Dorsey told MUNCHIES that the BWU is different than bigger unions, such as the United Food and Commercial Workers International Union, which don’t go after fast-food places because employees have such low income.

A sign at a Portland Burgerville location in 2011. Photo via Flickr user Todd Mecklem

“It's a big deal for low-wage workers and fast-food workers and workers that don’t have college degrees and are considered expendable,” Dorsey said.

Twenty-eight-year-old Medina, a native of the Boyle Heights neighborhood in Los Angeles, told MUNCHIES that the new union intends to impact the entire US restaurant industry.

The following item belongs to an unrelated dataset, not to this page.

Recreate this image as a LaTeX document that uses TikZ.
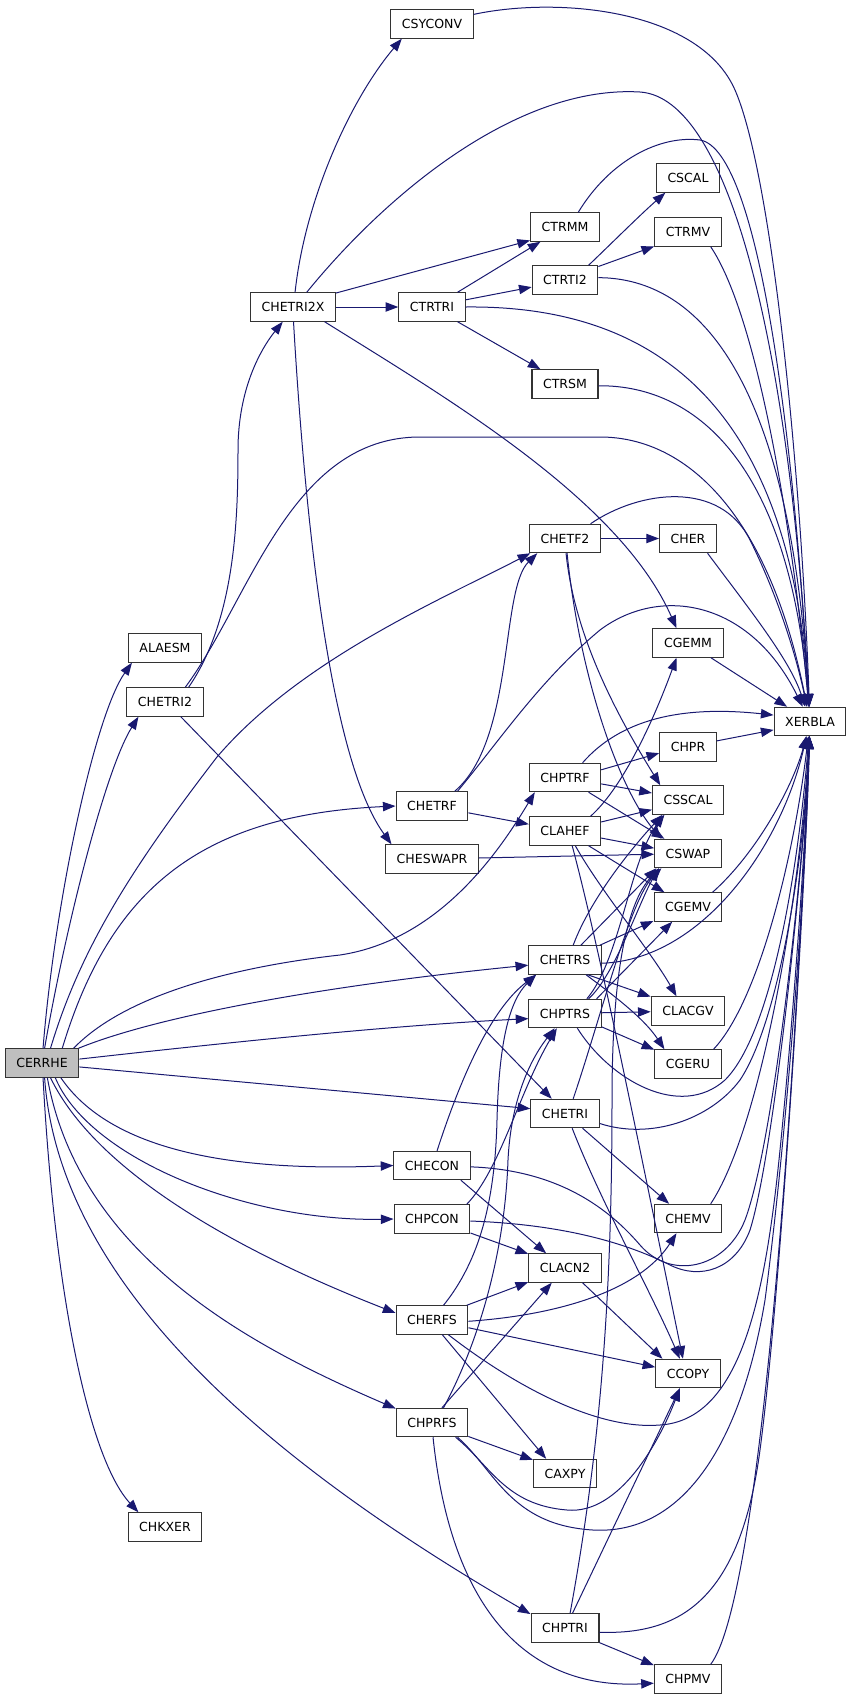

“No one who works should live in poverty,” Medina told MUNCHIES. “There’s precedence for what we’re doing. I think there's something to be learned from that by other workers in this industry.”

Burgerville is a Vancouver, Washington-based chain that owns and operates at least 40 restaurants in the Pacific Northwest. In an email to MUNCHIES via a public relations firm, a company spokeswoman said they support the union. “Our employees have spoken, we hear them, and we support their decision,” wrote Beth Brewer, senior vice president of operations for Burgerville. “We will navigate this new working relationship together in a positive, productive way and bargain in good faith with the union.”

Medina said that the new union only affects employees at that particular restaurant. However, another Burgerville location in Gladstone is now awaiting a union vote in three weeks.

Both the union and Burgerville have one year to work out a contract, he said.